** SHORT EXERCISE **
Return every record below exactly as written, omitting any pictures.

** PROVIDED RECORDS **
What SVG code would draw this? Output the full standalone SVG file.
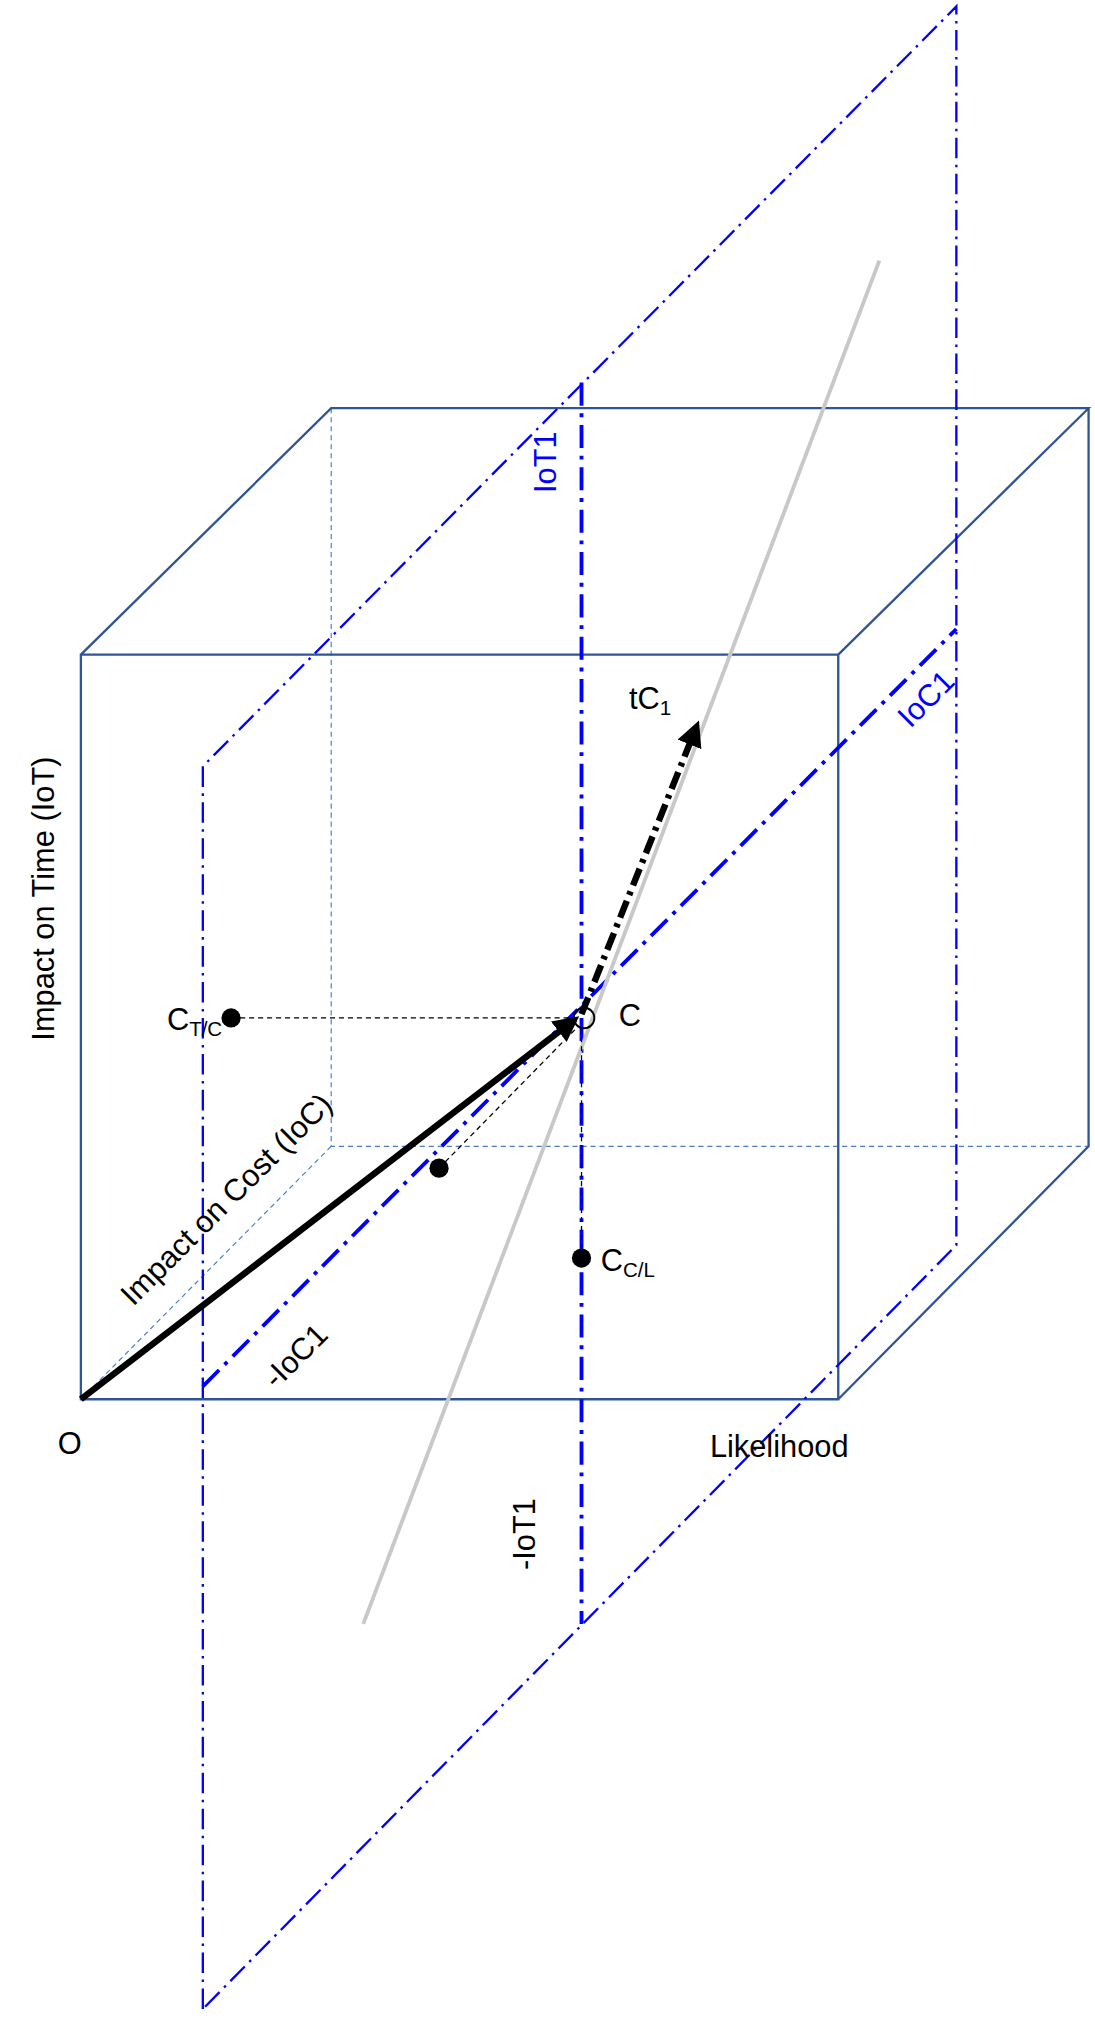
<svg xmlns="http://www.w3.org/2000/svg" width="1095" height="2024" viewBox="0 0 1095 2024">
<style>
.cube{fill:none;stroke:#2f5597;stroke-width:1.8}
.hid{fill:none;stroke:#4a7cc9;stroke-width:0.9;stroke-dasharray:4 3}
.pl{fill:none;stroke:#0000ff;stroke-width:1.8;stroke-dasharray:16 5 2 5}
.plt{fill:none;stroke:#0000ff;stroke-width:3;stroke-dasharray:18 6 3 6}
.prj{fill:none;stroke:#000;stroke-width:1;stroke-dasharray:4 3}
text{font-family:"Liberation Sans",Arial,sans-serif;font-size:24px;fill:#000}
.b{fill:#0000ff}
</style>
<defs>
<marker id="ah" viewBox="0 0 10 10" refX="8" refY="5" markerWidth="4" markerHeight="4" orient="auto"><path d="M0,0L10,5L0,10z" fill="#000"/></marker>
<marker id="ah2" viewBox="0 0 10 10" refX="8" refY="5" markerWidth="4" markerHeight="4" orient="auto"><path d="M0,0L10,5L0,10z" fill="#000"/></marker>
</defs>
<g transform="scale(1.2837)">
<g id="cube">
<path class="hid" d="M258,318V893H848M63,1090L258,893"/>
<path class="cube" d="M63,510H653V1090H63Z M63,510L258,318H848L653,510 M848,318V893L653,1090"/>
</g>
<g id="planes">
<path class="pl" d="M158,1565V597L745,5V970L158,1565"/>
<path class="plt" d="M453,298V1265"/>
<path class="plt" d="M158,1080L745,490"/>
</g>
<g id="connectors">
<line x1="685" y1="203" x2="283" y2="1265" stroke="#c8c8c8" stroke-width="3"/>
<path class="prj" d="M180,793H448M342,910L448,802M453,980V802"/>
<line x1="63" y1="1090" x2="448" y2="794" stroke="#000" stroke-width="5" marker-end="url(#ah)"/>
<line x1="453" y1="790" x2="543" y2="565" stroke="#000" stroke-width="5" stroke-dasharray="14 5 3 5" marker-end="url(#ah2)"/>
</g>
<g id="points">
<circle cx="455" cy="793" r="8" fill="none" stroke="#000" stroke-width="1.5"/>
<circle cx="180" cy="793" r="7.5"/>
<circle cx="342" cy="910" r="7.5"/>
<circle cx="453" cy="980" r="7.5"/>
</g>
<g id="labels">
<text transform="translate(42,700) rotate(-90)" text-anchor="middle">Impact on Time (IoT)</text>
<text transform="translate(182,940) rotate(-45)" text-anchor="middle">Impact on Cost (IoC)</text>
<text class="b" transform="translate(433,360) rotate(-90)" text-anchor="middle">IoT1</text>
<text class="b" transform="translate(727,550) rotate(-45)" text-anchor="middle">IoC1</text>
<text transform="translate(236,1062) rotate(-45)" text-anchor="middle">-IoC1</text>
<text transform="translate(417,1195) rotate(-90)" text-anchor="middle">-IoT1</text>
<text x="45" y="1133">O</text>
<text x="553" y="1135">Likelihood</text>
<text x="482" y="799">C</text>
<text x="490" y="552">tC<tspan font-size="16" dy="5">1</tspan></text>
<text x="130" y="802">C<tspan font-size="16" dy="5">T/C</tspan></text>
<text x="468" y="990">C<tspan font-size="16" dy="5">C/L</tspan></text>
</g>
</g>
</svg>
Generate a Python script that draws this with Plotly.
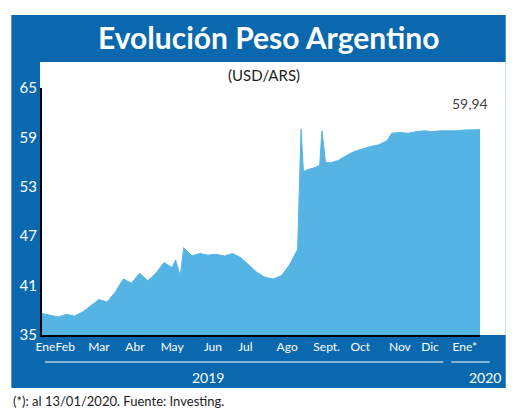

** TASK RESULT **
What SVG code would draw this? Output the full standalone SVG file.
<svg xmlns="http://www.w3.org/2000/svg" width="1095" height="2024" viewBox="0 0 1095 2024">
<style>
.cube{fill:none;stroke:#2f5597;stroke-width:1.8}
.hid{fill:none;stroke:#4a7cc9;stroke-width:0.9;stroke-dasharray:4 3}
.pl{fill:none;stroke:#0000ff;stroke-width:1.8;stroke-dasharray:16 5 2 5}
.plt{fill:none;stroke:#0000ff;stroke-width:3;stroke-dasharray:18 6 3 6}
.prj{fill:none;stroke:#000;stroke-width:1;stroke-dasharray:4 3}
text{font-family:"Liberation Sans",Arial,sans-serif;font-size:24px;fill:#000}
.b{fill:#0000ff}
</style>
<defs>
<marker id="ah" viewBox="0 0 10 10" refX="8" refY="5" markerWidth="4" markerHeight="4" orient="auto"><path d="M0,0L10,5L0,10z" fill="#000"/></marker>
<marker id="ah2" viewBox="0 0 10 10" refX="8" refY="5" markerWidth="4" markerHeight="4" orient="auto"><path d="M0,0L10,5L0,10z" fill="#000"/></marker>
</defs>
<g transform="scale(1.2837)">
<g id="cube">
<path class="hid" d="M258,318V893H848M63,1090L258,893"/>
<path class="cube" d="M63,510H653V1090H63Z M63,510L258,318H848L653,510 M848,318V893L653,1090"/>
</g>
<g id="planes">
<path class="pl" d="M158,1565V597L745,5V970L158,1565"/>
<path class="plt" d="M453,298V1265"/>
<path class="plt" d="M158,1080L745,490"/>
</g>
<g id="connectors">
<line x1="685" y1="203" x2="283" y2="1265" stroke="#c8c8c8" stroke-width="3"/>
<path class="prj" d="M180,793H448M342,910L448,802M453,980V802"/>
<line x1="63" y1="1090" x2="448" y2="794" stroke="#000" stroke-width="5" marker-end="url(#ah)"/>
<line x1="453" y1="790" x2="543" y2="565" stroke="#000" stroke-width="5" stroke-dasharray="14 5 3 5" marker-end="url(#ah2)"/>
</g>
<g id="points">
<circle cx="455" cy="793" r="8" fill="none" stroke="#000" stroke-width="1.5"/>
<circle cx="180" cy="793" r="7.5"/>
<circle cx="342" cy="910" r="7.5"/>
<circle cx="453" cy="980" r="7.5"/>
</g>
<g id="labels">
<text transform="translate(42,700) rotate(-90)" text-anchor="middle">Impact on Time (IoT)</text>
<text transform="translate(182,940) rotate(-45)" text-anchor="middle">Impact on Cost (IoC)</text>
<text class="b" transform="translate(433,360) rotate(-90)" text-anchor="middle">IoT1</text>
<text class="b" transform="translate(727,550) rotate(-45)" text-anchor="middle">IoC1</text>
<text transform="translate(236,1062) rotate(-45)" text-anchor="middle">-IoC1</text>
<text transform="translate(417,1195) rotate(-90)" text-anchor="middle">-IoT1</text>
<text x="45" y="1133">O</text>
<text x="553" y="1135">Likelihood</text>
<text x="482" y="799">C</text>
<text x="490" y="552">tC<tspan font-size="16" dy="5">1</tspan></text>
<text x="130" y="802">C<tspan font-size="16" dy="5">T/C</tspan></text>
<text x="468" y="990">C<tspan font-size="16" dy="5">C/L</tspan></text>
</g>
</g>
</svg>
Generate a Python script that draws this with Plotly.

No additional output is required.